“¿Para eso trabajo?” — El dogma que aprisiona la vida
La frase “para eso trabajo” suele llegar acompañada de un gesto de triunfo pequeño: la reivindicación del derecho a comprar algo innecesario, a veces costoso y a menudo financiado con deuda. Sin embargo, bajo su aparente sencillez se esconde un paradigma completo: una cosmovisión donde el trabajo no es un medio para la libertad humana, sino combustible para el consumo; no es un camino de realización personal, sino un eslabón que mantiene girando la maquinaria del mercado.
Si observamos el lenguaje como un reflejo del pensamiento, esta frase revela ya una conclusión antropológica empobrecida: se trabaja para comprar. No para vivir, crear, sostener, cuidar o emancipar. Comprar se vuelve el telos, el fin último. Pero cuando una sociedad define el propósito del trabajo como acumulación de bienes, se reduce también el propósito del ser humano a portar y adquirir objetos. La persona deja de ser sujeto; se vuelve destino de mercancías.
Trabajo como sentido vs trabajo como condena
Filosóficamente, el trabajo ha sido interpretado como un acto que humaniza. Para Marx, mediante el trabajo transformamos el mundo y a la vez nos transformamos a nosotros mismos; es un proceso dialéctico que construye conciencia y dignidad. Para Simone Weil, el trabajo puede ser una experiencia espiritual cuando conecta al cuerpo con la realidad, cuando arraiga y no aliena. Incluso para pensadores existencialistas como Camus, el trabajo es una forma de reclamar sentido en un universo absurdo: una tarea que nos permite habitar el mundo con nuestras propias manos.
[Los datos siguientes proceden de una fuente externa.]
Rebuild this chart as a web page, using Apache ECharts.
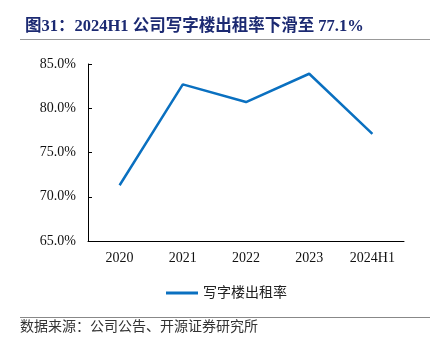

Pero ninguno de ellos imaginó el trabajo como un simple permiso para comprar después. Porque el acto de compra es instantáneo, pero el acto de trabajar consume tiempo vital, energía y vida. Cuando decimos que se trabaja “para eso”, se invierte la proporción ética: se glorifica el segundo de compra, y se ignoran las horas de la existencia entregadas para hacerlo posible.
El problema no es gastar dinero. El problema es creer que el trabajo solo sirve cuando termina en consumo, como si el propósito de vivir fuera llenar un carrito imaginario y no llenar el espíritu, el cuerpo social, la memoria, el vínculo o la experiencia humana.
La libertad que no viene del mercado
La falsa libertad del consumismo nace de un error fundamental: confunde elección con liberación. Elegir entre 20 productos no nos hace libres si todos ellos son irrelevantes para nuestras necesidades reales. Es la ilusión del menú infinito que esconde la cárcel: la jaula está hecha de vidrio brillante y etiquetas a meses sin intereses. De pronto, la persona no solo trabaja para comprar: trabaja para pagar deudas que nacieron del deseo de comprar. Es el ciclo perfecto de la dominación moderna.
La verdadera libertad respecto al dinero no es poder tenerlo para gastarlo, es no necesitar gastarlo para sentir propósito. No depender de objetos para justificarnos. No confundir valor con precio. Ser humano antes que consumidor.
El costo de lo innecesario
Cuando una compra es innecesaria, lo que realmente se adquiere no es el objeto: es una narrativa social. Se compra la fantasía de pertenecer a un estatus, a un imaginario aspiracional, a veces implantado por la publicidad y la comparación. Pero toda compra tiene un costo invisible: no solo es dinero, es tiempo de vida. Y el tiempo es el único recurso que no admite crédito: no se paga a meses, se paga al instante, con la existencia misma.
Entonces deberíamos invertir la frase y preguntar con honestidad brutal:
“¿Para eso vivo, para justificar lo que compro con el trabajo que me quita la vida?”
Cuando lo innecesario se convierte en justificación del esfuerzo diario, el trabajo se vuelve sacrificio permanente frente a deseos manufacturados. Ya no es acción transformadora; es ritual de subsistencia del mercado.
Otros fines del trabajo
Trabajar también puede significar: construir futuro, sostener a los que amamos, fortalecer el cuerpo y el carácter, mejorar la mente, asegurar el descanso, compartir con la comunidad, crear arte, pensamiento o memoria. Trabajamos para no pedir permiso, para no temer, para no depender, para vivir de pie frente al mundo, como aquella mujer que te impactó hace años y caminaba erguida como si el mundo fuera suyo.
Esa es la persona que no trabaja para eso, trabaja para ser, no para comprar.
Conclusión
La frase “para eso trabajo” no es una defensa de la libertad, es una confesión involuntaria: la aceptación de que la vida se volvió una transacción. Pero el ser humano no nació para completar ciclos de compra. Nació para completar ciclos de sentido.
El progreso no es tener cosas; es tener claridad de por qué se trabaja. Y sobre todo:
Trabajamos para vivir; no vivimos para explicar lo que compramos.